Japanese samurai and statesman

Machida Hisanari (町田久成) ( – ), also known as Ueno Ryōtarō, was a Japanese samurai and statesman of the Meiji period (1868–1912). He was the first director of the Tokyo National Museum.

== Biography ==
=== Youth ===
Machida Hisanari was born in 1838 in Shinshōin, an ancient village of the old Satsuma Province which became a district of Kagoshima in 1883. He was the eldest son of Machida Hisanaga, head of a samurai family in the service of Shimazu Narioki, the daimyō of the Satsuma Domain. At the age of 19, he left his hometown and moved to Edo, the capital, in order to continue his studies. Before his return to Satsuma, he spent more than three years at the Shōhei-zaka Gakumonjo (昌平坂学問所), a state-run academy under the control of the shogunate where Bakufu officials were trained.

=== Travel to Europe ===
In 1863, he was promoted to Ōmetsuke and participated as a military officer in the Anglo-Satsuma War where he had the future admiral Tōgō Heihachirō under his command. In the following year, he led a troop of 600 men to defend the Imperial Palace against a group of insurgents.

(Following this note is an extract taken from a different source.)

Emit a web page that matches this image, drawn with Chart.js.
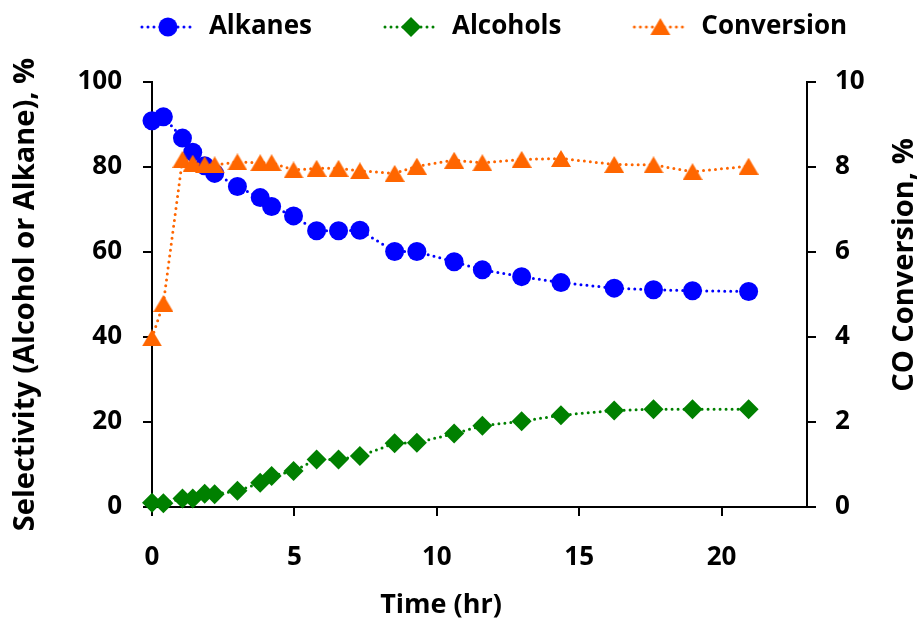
<!DOCTYPE html>
<html>
<head>
<meta charset="utf-8">
<script src="https://cdn.jsdelivr.net/npm/chart.js@4.4.0/dist/chart.umd.min.js"></script>
<style>
  html, body { margin: 0; padding: 0; background: #fff; }
  #wrap { width: 922px; height: 623px; }
</style>
</head>
<body>
<div id="wrap"><canvas id="chart" width="922" height="623"></canvas></div>
<script>
// values
const timeHr = [0, 0.4, 1.07, 1.43, 1.85, 2.2, 3.0, 3.8, 4.2, 4.97, 5.78, 6.55, 7.3, 8.52, 9.3, 10.61, 11.6, 12.98, 14.36, 16.23, 17.61, 18.98, 20.95];
const alkanes = [90.9, 91.8, 86.8, 83.5, 80.3, 78.5, 75.4, 72.8, 70.7, 68.5, 65.0, 65.0, 65.1, 60.1, 60.1, 57.7, 55.8, 54.2, 52.8, 51.5, 51.1, 50.9, 50.7];
const alcohols = [1.0, 0.9, 2.0, 2.0, 3.1, 3.0, 3.8, 5.7, 7.3, 8.5, 11.2, 11.2, 12.0, 15.0, 15.1, 17.3, 19.1, 20.2, 21.6, 22.7, 23.0, 23.0, 23.0];
const conversion = [3.98, 4.79, 8.18, 8.09, 8.05, 8.05, 8.12, 8.10, 8.10, 7.93, 7.97, 7.97, 7.91, 7.85, 8.02, 8.16, 8.10, 8.18, 8.20, 8.06, 8.05, 7.89, 8.02];

const seriesNames = ['Alkanes', 'Alcohols', 'Conversion'];
const xTitle = 'Time (hr)';
const yTitle = 'Selectivity (Alcohol or Alkane), %';
const y2Title = 'CO Conversion, %';

const BLUE = '#0000FF';
const GREEN = '#008000';
const ORANGE = '#FF6600';
const FONT = { family: 'Open Sans', weight: 'bold', size: 26 };
const Y_TITLE_FONT = { family: 'Open Sans', weight: 'bold', size: 29 };

function points(ys) {
  return timeHr.map((t, i) => ({ x: t, y: ys[i] }));
}

// triangle centred on its bounding box (like the spreadsheet marker)
function triangleMarker(w, h, color) {
  const c = document.createElement('canvas');
  c.width = w; c.height = h;
  const g = c.getContext('2d');
  g.fillStyle = color;
  g.beginPath();
  g.moveTo(w / 2, 0);
  g.lineTo(w, h);
  g.lineTo(0, h);
  g.closePath();
  g.fill();
  return c;
}

// legend icon: dotted line with the marker in the middle, blank gap on the left
function legendIcon(kind, color, gap) {
  const lineLen = 56;
  const c = document.createElement('canvas');
  c.width = gap + lineLen; c.height = 24;
  const g = c.getContext('2d');
  const cy = 12;
  g.strokeStyle = color;
  g.lineWidth = 3;
  g.lineCap = 'round';
  g.setLineDash([0, 6]);
  g.beginPath();
  g.moveTo(gap + 2, cy);
  g.lineTo(gap + lineLen - 1, cy);
  g.stroke();
  const cx = gap + lineLen / 2;
  g.fillStyle = color;
  g.beginPath();
  if (kind === 'circle') {
    g.arc(cx, cy, 9.5, 0, Math.PI * 2);
  } else if (kind === 'diamond') {
    g.moveTo(cx, cy - 10); g.lineTo(cx + 10, cy); g.lineTo(cx, cy + 10); g.lineTo(cx - 10, cy);
  } else {
    g.moveTo(cx, cy - 9); g.lineTo(cx + 10, cy + 8); g.lineTo(cx - 10, cy + 8);
  }
  g.closePath();
  g.fill();
  return c;
}

const LEGEND_GAP = 65;
const legendIcons = [
  legendIcon('circle', BLUE, LEGEND_GAP),
  legendIcon('diamond', GREEN, LEGEND_GAP),
  legendIcon('triangle', ORANGE, LEGEND_GAP)
];

// extra room between the legend and the plot
const legendSpacer = {
  id: 'legendSpacer',
  beforeInit(chart) {
    const fit = chart.legend.fit;
    chart.legend.fit = function () {
      fit.call(this);
      this.height += 32;
    };
  }
};

const sideTitles = {
  id: 'sideTitles',
  afterDraw(chart) {
    const ctx = chart.ctx;
    ctx.save();
    ctx.fillStyle = '#000';
    ctx.textAlign = 'center';
    ctx.textBaseline = 'middle';
    ctx.font = 'bold 27px "Open Sans"';
    ctx.fillText(xTitle, 441, 605);
    ctx.font = 'bold 29px "Open Sans"';
    ctx.translate(905, 265);
    ctx.rotate(-Math.PI / 2);
    ctx.fillText(y2Title, 0, 0);
    ctx.restore();
  }
};

const lineStyle = {
  borderWidth: 3,
  borderDash: [0, 6],
  borderCapStyle: 'round',
  pointBorderWidth: 0,
  clip: false,
  tension: 0
};

new Chart(document.getElementById('chart'), {
  type: 'line',
  data: {
    datasets: [
      {
        ...lineStyle,
        label: seriesNames[0],
        data: points(alkanes),
        yAxisID: 'y',
        borderColor: BLUE,
        backgroundColor: BLUE,
        pointStyle: 'circle',
        pointRadius: 9.5,
        order: 1
      },
      {
        ...lineStyle,
        label: seriesNames[1],
        data: points(alcohols),
        yAxisID: 'y',
        borderColor: GREEN,
        backgroundColor: GREEN,
        pointStyle: 'rectRot',
        pointRadius: 10,
        order: 2
      },
      {
        ...lineStyle,
        label: seriesNames[2],
        data: points(conversion),
        yAxisID: 'y1',
        borderColor: ORANGE,
        backgroundColor: ORANGE,
        pointStyle: triangleMarker(20, 17, ORANGE),
        pointRadius: 10,
        order: 0
      }
    ]
  },
  options: {
    responsive: false,
    animation: false,
    devicePixelRatio: 1,
    layout: { padding: { top: 8, left: 0, right: 0, bottom: 0 } },
    plugins: {
      tooltip: { enabled: false },
      legend: {
        position: 'top',
        labels: {
          usePointStyle: true,
          pointStyleWidth: LEGEND_GAP + 56,
          padding: 6,
          color: '#000',
          font: FONT,
          generateLabels: chart => Chart.defaults.plugins.legend.labels.generateLabels(chart)
            .map(item => ({ ...item, pointStyle: legendIcons[item.datasetIndex] }))
            .sort((a, b) => a.datasetIndex - b.datasetIndex)
        }
      }
    },
    scales: {
      x: {
        type: 'linear',
        min: 0,
        max: 23,
        ticks: { stepSize: 5, padding: 26, color: '#000', font: FONT, maxRotation: 0 },
        grid: { drawOnChartArea: false, tickLength: 9, color: '#000', lineWidth: 2 },
        border: { color: '#000', width: 2 },
        afterBuildTicks: s => { s.ticks = s.ticks.filter(t => t.value % 5 === 0); },
        afterFit: s => { s.height = 116; }
      },
      y: {
        position: 'left',
        min: 0,
        max: 100,
        ticks: { stepSize: 20, padding: 21, color: '#000', font: FONT },
        grid: { drawOnChartArea: false, tickLength: 9, color: '#000', lineWidth: 2 },
        border: { color: '#000', width: 2 },
        title: { display: true, text: yTitle, color: '#000', font: Y_TITLE_FONT, padding: { top: 8, bottom: 0 } },
        afterFit: s => { s.width = 152; }
      },
      y1: {
        position: 'right',
        min: 0,
        max: 10,
        ticks: { stepSize: 2, padding: 19, color: '#000', font: FONT },
        grid: { drawOnChartArea: false, tickLength: 9, color: '#000', lineWidth: 2 },
        border: { color: '#000', width: 2 },
        afterFit: s => { s.width = 115; }
      }
    }
  },
  plugins: [legendSpacer, sideTitles]
});
</script>
</body>
</html>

In 1865, as a member of an official Japanese delegation, he spent a two-year study period in Europe enrolling as a student at University College London. As well as frequent visits to the British Museum his travels also took him to Paris where he visited both the Louvre and National Museum of Natural History. He also participated in the International Exposition of 1867. During his European journey, he became familiar with the concept of cultural heritage and the impact of museums and educational programs on the public.

=== Return to Japan ===
Back in Japan at the beginning of the Boshin War (January 1868 – June 1869), he was called to Kyoto with the mission of thwarting the plans of the Satchō Alliance, a military coalition dedicated to overthrowing the Tokugawa shogunate.

In 1870 he entered the service of the Meiji government, and became Secretary of State in the newly formed Ministry of Education. In this influential position, he strove to stop the devastation of the national historic heritage caused by the Meiji policy of separating Shinto and Buddhism and the violent anti-Buddhist movement (Haibutsu kishaku) it triggered.

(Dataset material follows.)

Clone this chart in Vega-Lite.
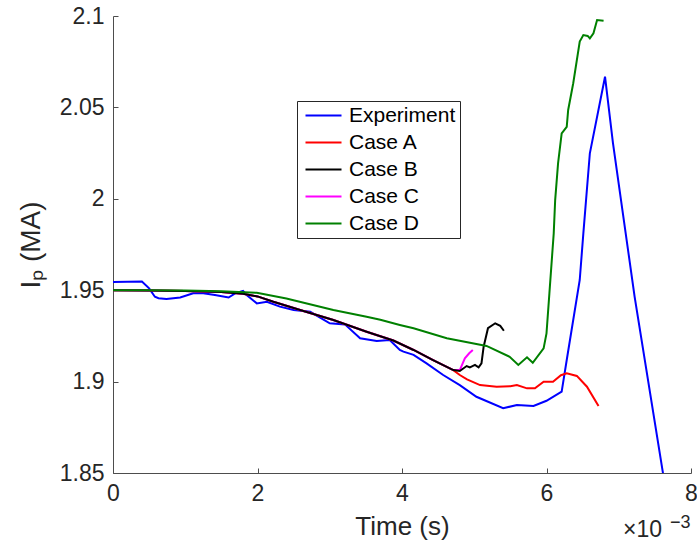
{
  "$schema": "https://vega.github.io/schema/vega-lite/v6.json",
  "width": 578,
  "height": 457,
  "autosize": {"type": "none"},
  "padding": {"left": 113, "top": 16, "right": 6, "bottom": 69},
  "background": "white",
  "config": {
    "view": {"stroke": null},
    "font": "Liberation Sans",
    "axis": {
      "domainColor": "#4d4d4d",
      "tickColor": "#4d4d4d",
      "labelColor": "#262626",
      "titleColor": "#262626",
      "labelFont": "Liberation Sans",
      "labelFontSize": 23,
      "titleFont": "Liberation Sans",
      "titleFontSize": 26,
      "titleFontWeight": "normal",
      "grid": false,
      "tickSize": -5,
      "domainWidth": 1,
      "tickWidth": 1,
      "labelFlush": false,
      "labelOverlap": false,
      "labelBound": false
    },
    "legend": {
      "orient": "none",
      "legendX": 184,
      "legendY": 85,
      "strokeColor": "#262626",
      "fillColor": "white",
      "padding": 4,
      "labelFont": "Liberation Sans",
      "labelFontSize": 21,
      "labelColor": "#000000",
      "symbolType": "M-1,0H5",
      "symbolSize": 144,
      "symbolStrokeWidth": 2,
      "labelOffset": 27,
      "rowPadding": 5,
      "cornerRadius": 0
    }
  },
  "data": {
    "values": [
      {"series": "Experiment", "t": 0, "ip": 1.9545},
      {"series": "Experiment", "t": 0.4, "ip": 1.9548},
      {"series": "Experiment", "t": 0.5, "ip": 1.951},
      {"series": "Experiment", "t": 0.58, "ip": 1.9464},
      {"series": "Experiment", "t": 0.63, "ip": 1.9456},
      {"series": "Experiment", "t": 0.74, "ip": 1.9452},
      {"series": "Experiment", "t": 0.93, "ip": 1.946},
      {"series": "Experiment", "t": 1.11, "ip": 1.9483},
      {"series": "Experiment", "t": 1.25, "ip": 1.9483},
      {"series": "Experiment", "t": 1.41, "ip": 1.9474},
      {"series": "Experiment", "t": 1.6, "ip": 1.946},
      {"series": "Experiment", "t": 1.69, "ip": 1.9483},
      {"series": "Experiment", "t": 1.8, "ip": 1.9496},
      {"series": "Experiment", "t": 1.85, "ip": 1.9474},
      {"series": "Experiment", "t": 1.99, "ip": 1.9428},
      {"series": "Experiment", "t": 2.13, "ip": 1.9437},
      {"series": "Experiment", "t": 2.31, "ip": 1.941},
      {"series": "Experiment", "t": 2.5, "ip": 1.9392},
      {"series": "Experiment", "t": 2.73, "ip": 1.9382},
      {"series": "Experiment", "t": 3.0, "ip": 1.9319},
      {"series": "Experiment", "t": 3.21, "ip": 1.9313},
      {"series": "Experiment", "t": 3.42, "ip": 1.9237},
      {"series": "Experiment", "t": 3.65, "ip": 1.9222},
      {"series": "Experiment", "t": 3.83, "ip": 1.9228},
      {"series": "Experiment", "t": 3.97, "ip": 1.9173},
      {"series": "Experiment", "t": 4.02, "ip": 1.9164},
      {"series": "Experiment", "t": 4.16, "ip": 1.9146},
      {"series": "Experiment", "t": 4.34, "ip": 1.91},
      {"series": "Experiment", "t": 4.57, "ip": 1.9036},
      {"series": "Experiment", "t": 4.8, "ip": 1.8981},
      {"series": "Experiment", "t": 5.03, "ip": 1.8917},
      {"series": "Experiment", "t": 5.4, "ip": 1.8854},
      {"series": "Experiment", "t": 5.59, "ip": 1.8872},
      {"series": "Experiment", "t": 5.82, "ip": 1.8867},
      {"series": "Experiment", "t": 6.0, "ip": 1.8895},
      {"series": "Experiment", "t": 6.21, "ip": 1.8945},
      {"series": "Experiment", "t": 6.28, "ip": 1.9118},
      {"series": "Experiment", "t": 6.46, "ip": 1.9556},
      {"series": "Experiment", "t": 6.51, "ip": 1.9811},
      {"series": "Experiment", "t": 6.6, "ip": 2.0249},
      {"series": "Experiment", "t": 6.81, "ip": 2.0668},
      {"series": "Experiment", "t": 6.92, "ip": 2.0304},
      {"series": "Experiment", "t": 7.22, "ip": 1.9464},
      {"series": "Experiment", "t": 7.62, "ip": 1.848},

      {"series": "Case A", "t": 0, "ip": 1.95},
      {"series": "Case A", "t": 0.5, "ip": 1.9499},
      {"series": "Case A", "t": 1.0, "ip": 1.9496},
      {"series": "Case A", "t": 1.5, "ip": 1.949},
      {"series": "Case A", "t": 1.8, "ip": 1.948},
      {"series": "Case A", "t": 2.0, "ip": 1.9466},
      {"series": "Case A", "t": 2.22, "ip": 1.9437},
      {"series": "Case A", "t": 2.59, "ip": 1.9392},
      {"series": "Case A", "t": 3.05, "ip": 1.9337},
      {"series": "Case A", "t": 3.51, "ip": 1.9273},
      {"series": "Case A", "t": 3.7, "ip": 1.9248},
      {"series": "Case A", "t": 3.88, "ip": 1.9225},
      {"series": "Case A", "t": 4.16, "ip": 1.9173},
      {"series": "Case A", "t": 4.43, "ip": 1.9118},
      {"series": "Case A", "t": 4.71, "ip": 1.9063},
      {"series": "Case A", "t": 4.8, "ip": 1.9036},
      {"series": "Case A", "t": 4.9, "ip": 1.9012},
      {"series": "Case A", "t": 5.08, "ip": 1.8981},
      {"series": "Case A", "t": 5.31, "ip": 1.8972},
      {"series": "Case A", "t": 5.5, "ip": 1.8975},
      {"series": "Case A", "t": 5.59, "ip": 1.8981},
      {"series": "Case A", "t": 5.73, "ip": 1.8963},
      {"series": "Case A", "t": 5.84, "ip": 1.8963},
      {"series": "Case A", "t": 5.96, "ip": 1.8999},
      {"series": "Case A", "t": 6.09, "ip": 1.8999},
      {"series": "Case A", "t": 6.2, "ip": 1.9035},
      {"series": "Case A", "t": 6.28, "ip": 1.9045},
      {"series": "Case A", "t": 6.42, "ip": 1.9031},
      {"series": "Case A", "t": 6.56, "ip": 1.8972},
      {"series": "Case A", "t": 6.72, "ip": 1.8867},

      {"series": "Case B", "t": 0, "ip": 1.95},
      {"series": "Case B", "t": 0.5, "ip": 1.9499},
      {"series": "Case B", "t": 1.0, "ip": 1.9496},
      {"series": "Case B", "t": 1.5, "ip": 1.949},
      {"series": "Case B", "t": 1.8, "ip": 1.948},
      {"series": "Case B", "t": 2.0, "ip": 1.9466},
      {"series": "Case B", "t": 2.22, "ip": 1.9437},
      {"series": "Case B", "t": 2.59, "ip": 1.9392},
      {"series": "Case B", "t": 3.05, "ip": 1.9337},
      {"series": "Case B", "t": 3.51, "ip": 1.9273},
      {"series": "Case B", "t": 3.7, "ip": 1.9248},
      {"series": "Case B", "t": 3.88, "ip": 1.9225},
      {"series": "Case B", "t": 4.16, "ip": 1.9173},
      {"series": "Case B", "t": 4.43, "ip": 1.9118},
      {"series": "Case B", "t": 4.71, "ip": 1.9063},
      {"series": "Case B", "t": 4.8, "ip": 1.9058},
      {"series": "Case B", "t": 4.895, "ip": 1.9085},
      {"series": "Case B", "t": 4.94, "ip": 1.9078},
      {"series": "Case B", "t": 5.01, "ip": 1.9091},
      {"series": "Case B", "t": 5.06, "ip": 1.9078},
      {"series": "Case B", "t": 5.1, "ip": 1.91},
      {"series": "Case B", "t": 5.13, "ip": 1.9191},
      {"series": "Case B", "t": 5.19, "ip": 1.9292},
      {"series": "Case B", "t": 5.29, "ip": 1.9319},
      {"series": "Case B", "t": 5.36, "ip": 1.9305},
      {"series": "Case B", "t": 5.41, "ip": 1.9278},

      {"series": "Case C", "t": 0, "ip": 1.95},
      {"series": "Case C", "t": 0.5, "ip": 1.9499},
      {"series": "Case C", "t": 1.0, "ip": 1.9496},
      {"series": "Case C", "t": 1.5, "ip": 1.949},
      {"series": "Case C", "t": 1.8, "ip": 1.948},
      {"series": "Case C", "t": 2.0, "ip": 1.9466},
      {"series": "Case C", "t": 2.22, "ip": 1.9437},
      {"series": "Case C", "t": 2.59, "ip": 1.9392},
      {"series": "Case C", "t": 3.05, "ip": 1.9337},
      {"series": "Case C", "t": 3.51, "ip": 1.9273},
      {"series": "Case C", "t": 3.7, "ip": 1.9248},
      {"series": "Case C", "t": 3.88, "ip": 1.9225},
      {"series": "Case C", "t": 4.16, "ip": 1.9173},
      {"series": "Case C", "t": 4.43, "ip": 1.9118},
      {"series": "Case C", "t": 4.71, "ip": 1.9063},
      {"series": "Case C", "t": 4.8, "ip": 1.9063},
      {"series": "Case C", "t": 4.87, "ip": 1.9127},
      {"series": "Case C", "t": 4.93, "ip": 1.9155},
      {"series": "Case C", "t": 4.98, "ip": 1.9173},

      {"series": "Case D", "t": 0, "ip": 1.95},
      {"series": "Case D", "t": 0.5, "ip": 1.95},
      {"series": "Case D", "t": 1.0, "ip": 1.9498},
      {"series": "Case D", "t": 1.5, "ip": 1.9494},
      {"series": "Case D", "t": 1.99, "ip": 1.9486},
      {"series": "Case D", "t": 2.4, "ip": 1.9455},
      {"series": "Case D", "t": 3.05, "ip": 1.9392},
      {"series": "Case D", "t": 3.51, "ip": 1.9355},
      {"series": "Case D", "t": 3.7, "ip": 1.9338},
      {"series": "Case D", "t": 3.97, "ip": 1.931},
      {"series": "Case D", "t": 4.16, "ip": 1.9292},
      {"series": "Case D", "t": 4.62, "ip": 1.9237},
      {"series": "Case D", "t": 4.94, "ip": 1.9213},
      {"series": "Case D", "t": 5.17, "ip": 1.9195},
      {"series": "Case D", "t": 5.49, "ip": 1.9136},
      {"series": "Case D", "t": 5.61, "ip": 1.9091},
      {"series": "Case D", "t": 5.73, "ip": 1.9133},
      {"series": "Case D", "t": 5.81, "ip": 1.9103},
      {"series": "Case D", "t": 5.96, "ip": 1.9182},
      {"series": "Case D", "t": 6.0, "ip": 1.9264},
      {"series": "Case D", "t": 6.04, "ip": 1.9483},
      {"series": "Case D", "t": 6.1, "ip": 1.9811},
      {"series": "Case D", "t": 6.12, "ip": 1.9993},
      {"series": "Case D", "t": 6.16, "ip": 2.0194},
      {"series": "Case D", "t": 6.21, "ip": 2.0358},
      {"series": "Case D", "t": 6.28, "ip": 2.0394},
      {"series": "Case D", "t": 6.3, "ip": 2.0486},
      {"series": "Case D", "t": 6.37, "ip": 2.0632},
      {"series": "Case D", "t": 6.46, "ip": 2.086},
      {"series": "Case D", "t": 6.51, "ip": 2.0896},
      {"series": "Case D", "t": 6.57, "ip": 2.0891},
      {"series": "Case D", "t": 6.6, "ip": 2.0878},
      {"series": "Case D", "t": 6.65, "ip": 2.0905},
      {"series": "Case D", "t": 6.7, "ip": 2.0978},
      {"series": "Case D", "t": 6.79, "ip": 2.0974}
    ]
  },
  "layer": [
    {
      "encoding": {
        "x": {
          "field": "t",
          "type": "quantitative",
          "scale": {"domain": [0, 8], "nice": false, "zero": false},
          "axis": {"values": [0, 2, 4, 6, 8], "format": "d", "title": "Time (s)", "labelPadding": 14, "titlePadding": 8}
        },
        "y": {
          "field": "ip",
          "type": "quantitative",
          "scale": {"domain": [1.85, 2.1], "nice": false, "zero": false},
          "axis": {"values": [1.85, 1.9, 1.95, 2, 2.05, 2.1], "format": ".3~g", "title": "Iₚ (MA)", "labelPadding": 14, "titlePadding": 14, "titleFontSize": 28}
        },
        "color": {
          "field": "series",
          "type": "nominal",
          "title": null,
          "scale": {
            "domain": ["Experiment", "Case A", "Case B", "Case C", "Case D"],
            "range": ["#0000ff", "#ff0000", "#000000", "#ff00ff", "#008000"]
          }
        }
      },
      "layer": [
        {
          "transform": [{"filter": "datum.series === 'Experiment'"}],
          "mark": {"type": "line", "strokeWidth": 2, "clip": true}
        },
        {
          "transform": [{"filter": "datum.series === 'Case A'"}],
          "mark": {"type": "line", "strokeWidth": 2, "clip": true}
        },
        {
          "transform": [{"filter": "datum.series === 'Case C'"}],
          "mark": {"type": "line", "strokeWidth": 2, "clip": true}
        },
        {
          "transform": [{"filter": "datum.series === 'Case B'"}],
          "mark": {"type": "line", "strokeWidth": 2, "clip": true}
        },
        {
          "transform": [{"filter": "datum.series === 'Case D'"}],
          "mark": {"type": "line", "strokeWidth": 2, "clip": true}
        }
      ]
    },
    {
      "data": {"values": [{"label": "×10"}]},
      "mark": {"type": "text", "text": "×10", "font": "Liberation Sans", "fontSize": 23, "color": "#262626", "align": "left", "baseline": "alphabetic", "dx": -68, "dy": 64},
      "encoding": {"x": {"datum": 8, "type": "quantitative"}, "y": {"datum": 1.85, "type": "quantitative"}}
    },
    {
      "data": {"values": [{"label": "−3"}]},
      "mark": {"type": "text", "text": "−3", "font": "Liberation Sans", "fontSize": 18, "color": "#262626", "align": "left", "baseline": "alphabetic", "dx": -21, "dy": 55},
      "encoding": {"x": {"datum": 8, "type": "quantitative"}, "y": {"datum": 1.85, "type": "quantitative"}}
    }
  ]
}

In 1874, he accepted the position of director of office of the first official World's Fair in the United States, the Centennial Exposition in Philadelphia.

In 1882 he became the first director of the Imperial Museum in Tokyo (now called the Tokyo National Museum), but retired from this position later that year.

=== Retirement and death ===
In 1885 he joined the Chamber of Elders. In 1889 he left the state apparatus and retired to the Buddhist monastery Mii-dera in Shiga Prefecture. Machida died 15 September 1897 in Tokyo. His tomb is located within the grounds of Kan'ei-ji, a Buddhist temple in the Ueno district of Tokyo, which was the Bodaiji of the Tokugawa dynasty during the Edo period (1603–1868).